For those old enough to remember, the old TRS80 manuals were good examples of how to write engaging documentation in their day. We can do much better today, but few have done as well since then. People need an emotional tie when learning to truly remember. Think about those things you actually do remember from decades past. They almost all have an emotional anchor, whether it be tears or laughter or something else (excitement of learning?).
So, creating a set of documentation that meets needs of people who do not get the same excitement/enjoyment out of just learning the tech will go far for helping the others out their learn the tech. And we need them to learn the tech. Or linux and OSS will die on the vine.

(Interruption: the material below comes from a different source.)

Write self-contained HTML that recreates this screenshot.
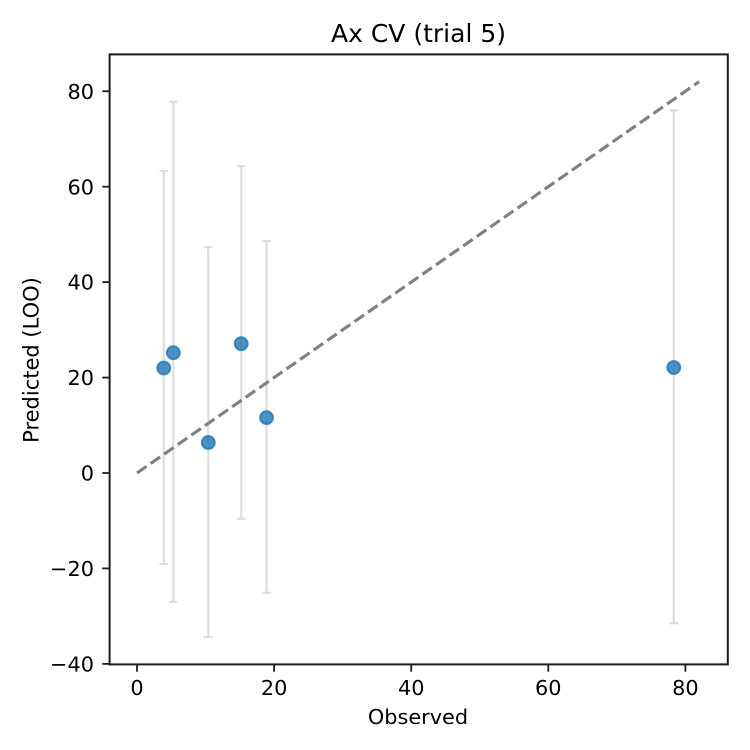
<!DOCTYPE html>
<html>
<head>
<meta charset="utf-8">
<style>
html,body{margin:0;padding:0;background:#fff;}
svg{display:block;}
text{font-family:"DejaVu Sans","Liberation Sans",sans-serif;fill:#000;}
</style>
</head>
<body>
<svg id="chart" width="750" height="750" viewBox="0 0 750 750" xmlns="http://www.w3.org/2000/svg">
  <rect width="750" height="750" fill="#fff"/>
  <text x="418.5" y="42" font-size="25" text-anchor="middle">Ax CV (trial 5)</text>
  <text x="418" y="724" font-size="20.83" text-anchor="middle">Observed</text>
  <text transform="translate(38.5 360) rotate(-90)" font-size="21" text-anchor="middle">Predicted (LOO)</text>
  <g id="layer"></g>
</svg>
<script>
const observed = [3.9, 5.3, 10.4, 15.2, 18.9, 78.3];
const predicted = [22.0, 25.2, 6.4, 27.1, 11.6, 22.1];
const lower = [-19.1, -27.0, -34.4, -9.6, -25.1, -31.5];
const upper = [63.3, 77.8, 47.3, 64.3, 48.6, 76.0];
const diagonal = [0, 82];
const xTicks = [0, 20, 40, 60, 80];
const yTicks = [-40, -20, 0, 20, 40, 60, 80];

const X = v => 137 + v * 6.855;
const Y = v => 473 - v * 4.772;
const box = {l: 109.6, r: 727.8, t: 54.4, b: 664.4};
const NS = 'http://www.w3.org/2000/svg';
const layer = document.getElementById('layer');
function mk(tag, attrs, parent) {
  const el = document.createElementNS(NS, tag);
  for (const k in attrs) el.setAttribute(k, attrs[k]);
  (parent || layer).appendChild(el);
  return el;
}
const fmt = v => (v < 0 ? '\u2212' + Math.abs(v) : String(v));

observed.forEach((x, i) => {
  const g = mk('g', {stroke: '#dcdcdc', 'stroke-width': 2.08, fill: 'none'});
  
  
  mk('line', {x1: X(x), x2: X(x), y1: Y(lower[i]), y2: Y(upper[i])}, g);
  mk('line', {x1: X(x) - 4.2, x2: X(x) + 4.2, y1: Y(lower[i]), y2: Y(lower[i])}, g);
  mk('line', {x1: X(x) - 4.2, x2: X(x) + 4.2, y1: Y(upper[i]), y2: Y(upper[i])}, g);
});

const diag = mk('line', {x1: X(diagonal[0]), y1: Y(diagonal[0]), x2: X(diagonal[1]), y2: Y(diagonal[1]), stroke: '#808080', 'stroke-width': 3.125, 'stroke-dasharray': '11.56 5', fill: 'none'});



observed.forEach((x, i) => {
  const c = mk('circle', {cx: X(x), cy: Y(predicted[i]), r: 6.4, fill: '#1f77b4', 'fill-opacity': 0.8, stroke: '#1f77b4', 'stroke-opacity': 0.8, 'stroke-width': 2.08});
  
  
});

const frame = mk('rect', {x: box.l, y: box.t, width: box.r - box.l, height: box.b - box.t, fill: 'none', stroke: '#1c1c1c', 'stroke-width': 2});



xTicks.forEach(v => {
  const t = mk('line', {x1: X(v), x2: X(v), y1: box.b, y2: box.b + 7.3, stroke: '#1c1c1c', 'stroke-width': 1.8});
  
  
  const l = mk('text', {x: X(v), y: 695, 'font-size': 20.83, 'text-anchor': 'middle'});
  
  
  l.textContent = fmt(v);
});
yTicks.forEach(v => {
  const t = mk('line', {x1: box.l - 7.3, x2: box.l, y1: Y(v), y2: Y(v), stroke: '#1c1c1c', 'stroke-width': 1.8});
  
  
  const l = mk('text', {x: 94, y: Y(v) + 7.6, 'font-size': 20.83, 'text-anchor': 'end'});
  
  
  l.textContent = fmt(v);
});
</script>
</body>
</html>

You can always claim that as long as people can write software, there will be open source. I counter that until the general public has a vested interest that they are aware of and care about, OSS is always at the mercy of government and business. All it takes is a few laws to be passed and OSS goes away. Some are on the books now and some are talked about often enough here.
The best way to fight for the future of anything is marketing. That includes *good*, solid, easy and friendly documentation. That may be the biggest selling point to the home user in the end. "It just works" is not just a slogan, but an expectation of most people. If whatever it is does not live up to that, then whatever claims to be next will steal their attention.
It boils down to loud words mean nothing. Claims of ours is better means nothing. All that means anything is the average parent/sibling/child can sit down and just use it. If the docs are not fun and easy, then that is very unlikely to happen for most people.
InnerWeb
Freud might say that Intelligent Design is religion's ID.
An example from the cc:Mail section: The TFS post office can not be used for addressing. Mail sent directly to the TFS (gatelink) post office
without having been addressed to a routing post office will go to e-mail heaven immediately. It would
not be delivered if you put 40,000 volts through it. This was a big problem. People constantly addressed e-mail to the gatelink PO and they went in the bit-bucket. When I added that snippet to the manual, these problems went way down for new installs. I worked in support as well as doing the docs, so I knew the incidence rates.